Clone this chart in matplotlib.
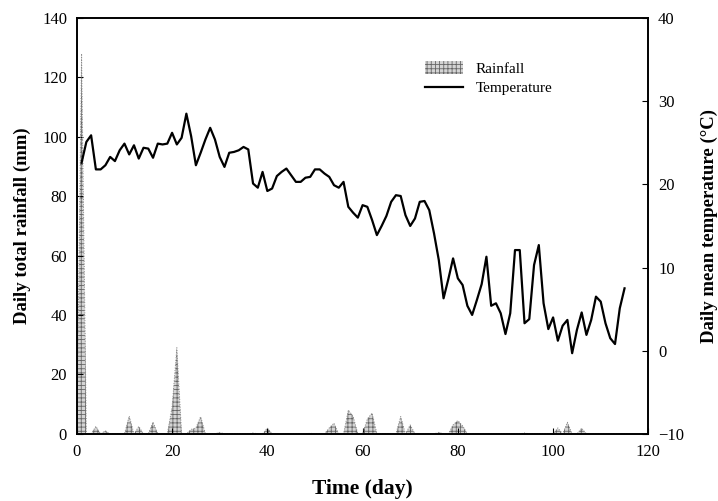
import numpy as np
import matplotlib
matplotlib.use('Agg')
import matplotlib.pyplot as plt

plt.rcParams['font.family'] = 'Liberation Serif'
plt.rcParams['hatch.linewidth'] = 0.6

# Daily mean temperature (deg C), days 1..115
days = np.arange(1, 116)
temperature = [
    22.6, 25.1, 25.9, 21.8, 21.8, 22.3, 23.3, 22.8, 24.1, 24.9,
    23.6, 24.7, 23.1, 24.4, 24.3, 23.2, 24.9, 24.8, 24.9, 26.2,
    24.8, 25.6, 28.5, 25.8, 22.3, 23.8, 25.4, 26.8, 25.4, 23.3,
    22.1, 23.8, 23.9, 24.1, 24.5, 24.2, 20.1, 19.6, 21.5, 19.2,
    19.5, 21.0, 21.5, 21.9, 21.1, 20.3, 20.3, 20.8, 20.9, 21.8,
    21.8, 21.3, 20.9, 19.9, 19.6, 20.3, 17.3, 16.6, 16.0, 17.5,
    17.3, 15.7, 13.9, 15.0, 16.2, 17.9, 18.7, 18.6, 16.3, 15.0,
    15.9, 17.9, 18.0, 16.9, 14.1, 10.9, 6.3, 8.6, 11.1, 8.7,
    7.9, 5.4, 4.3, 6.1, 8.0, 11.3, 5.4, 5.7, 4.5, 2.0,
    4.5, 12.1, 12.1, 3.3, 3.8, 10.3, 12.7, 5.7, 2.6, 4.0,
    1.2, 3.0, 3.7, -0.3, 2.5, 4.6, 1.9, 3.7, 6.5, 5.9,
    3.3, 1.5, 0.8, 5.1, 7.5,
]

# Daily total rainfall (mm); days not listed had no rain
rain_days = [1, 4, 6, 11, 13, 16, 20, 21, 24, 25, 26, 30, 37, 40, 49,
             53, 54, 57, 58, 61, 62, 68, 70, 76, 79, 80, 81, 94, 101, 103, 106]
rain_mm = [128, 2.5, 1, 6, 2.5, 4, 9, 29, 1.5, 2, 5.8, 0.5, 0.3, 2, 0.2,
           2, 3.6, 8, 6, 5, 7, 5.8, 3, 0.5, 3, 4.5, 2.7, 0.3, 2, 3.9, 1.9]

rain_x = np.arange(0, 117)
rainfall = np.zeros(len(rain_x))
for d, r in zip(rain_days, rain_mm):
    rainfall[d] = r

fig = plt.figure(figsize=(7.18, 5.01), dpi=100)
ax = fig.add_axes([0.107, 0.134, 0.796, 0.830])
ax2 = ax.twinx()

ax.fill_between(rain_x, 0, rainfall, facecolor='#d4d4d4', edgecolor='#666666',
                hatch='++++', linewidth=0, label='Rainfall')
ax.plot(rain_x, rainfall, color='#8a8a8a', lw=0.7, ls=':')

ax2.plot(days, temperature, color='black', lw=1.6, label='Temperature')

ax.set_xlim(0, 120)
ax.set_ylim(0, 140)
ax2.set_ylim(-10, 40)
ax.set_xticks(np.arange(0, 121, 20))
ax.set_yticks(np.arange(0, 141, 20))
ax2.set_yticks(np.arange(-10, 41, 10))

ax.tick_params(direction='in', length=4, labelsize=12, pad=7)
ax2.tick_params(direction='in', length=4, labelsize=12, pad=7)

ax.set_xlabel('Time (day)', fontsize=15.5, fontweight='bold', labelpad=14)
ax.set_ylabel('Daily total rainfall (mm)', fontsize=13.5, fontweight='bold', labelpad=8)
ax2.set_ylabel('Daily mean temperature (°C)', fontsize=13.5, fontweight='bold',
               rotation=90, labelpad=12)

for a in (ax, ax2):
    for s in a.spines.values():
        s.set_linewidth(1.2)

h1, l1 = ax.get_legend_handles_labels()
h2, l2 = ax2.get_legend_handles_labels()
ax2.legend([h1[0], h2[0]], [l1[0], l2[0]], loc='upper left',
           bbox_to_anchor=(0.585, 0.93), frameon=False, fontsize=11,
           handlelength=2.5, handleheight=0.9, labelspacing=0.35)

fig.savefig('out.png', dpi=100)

Task goal: Print, exactly as written, the lines above from the first one to the one containing "ax.plot(rain_x, rainfall, color='#8a8a8a', lw=0.7, ls=':')". Leave out pictures.

Result for this exercise:
Clone this chart in matplotlib.
import numpy as np
import matplotlib
matplotlib.use('Agg')
import matplotlib.pyplot as plt

plt.rcParams['font.family'] = 'Liberation Serif'
plt.rcParams['hatch.linewidth'] = 0.6

# Daily mean temperature (deg C), days 1..115
days = np.arange(1, 116)
temperature = [
    22.6, 25.1, 25.9, 21.8, 21.8, 22.3, 23.3, 22.8, 24.1, 24.9,
    23.6, 24.7, 23.1, 24.4, 24.3, 23.2, 24.9, 24.8, 24.9, 26.2,
    24.8, 25.6, 28.5, 25.8, 22.3, 23.8, 25.4, 26.8, 25.4, 23.3,
    22.1, 23.8, 23.9, 24.1, 24.5, 24.2, 20.1, 19.6, 21.5, 19.2,
    19.5, 21.0, 21.5, 21.9, 21.1, 20.3, 20.3, 20.8, 20.9, 21.8,
    21.8, 21.3, 20.9, 19.9, 19.6, 20.3, 17.3, 16.6, 16.0, 17.5,
    17.3, 15.7, 13.9, 15.0, 16.2, 17.9, 18.7, 18.6, 16.3, 15.0,
    15.9, 17.9, 18.0, 16.9, 14.1, 10.9, 6.3, 8.6, 11.1, 8.7,
    7.9, 5.4, 4.3, 6.1, 8.0, 11.3, 5.4, 5.7, 4.5, 2.0,
    4.5, 12.1, 12.1, 3.3, 3.8, 10.3, 12.7, 5.7, 2.6, 4.0,
    1.2, 3.0, 3.7, -0.3, 2.5, 4.6, 1.9, 3.7, 6.5, 5.9,
    3.3, 1.5, 0.8, 5.1, 7.5,
]

# Daily total rainfall (mm); days not listed had no rain
rain_days = [1, 4, 6, 11, 13, 16, 20, 21, 24, 25, 26, 30, 37, 40, 49,
             53, 54, 57, 58, 61, 62, 68, 70, 76, 79, 80, 81, 94, 101, 103, 106]
rain_mm = [128, 2.5, 1, 6, 2.5, 4, 9, 29, 1.5, 2, 5.8, 0.5, 0.3, 2, 0.2,
           2, 3.6, 8, 6, 5, 7, 5.8, 3, 0.5, 3, 4.5, 2.7, 0.3, 2, 3.9, 1.9]

rain_x = np.arange(0, 117)
rainfall = np.zeros(len(rain_x))
for d, r in zip(rain_days, rain_mm):
    rainfall[d] = r

fig = plt.figure(figsize=(7.18, 5.01), dpi=100)
ax = fig.add_axes([0.107, 0.134, 0.796, 0.830])
ax2 = ax.twinx()

ax.fill_between(rain_x, 0, rainfall, facecolor='#d4d4d4', edgecolor='#666666',
                hatch='++++', linewidth=0, label='Rainfall')
ax.plot(rain_x, rainfall, color='#8a8a8a', lw=0.7, ls=':')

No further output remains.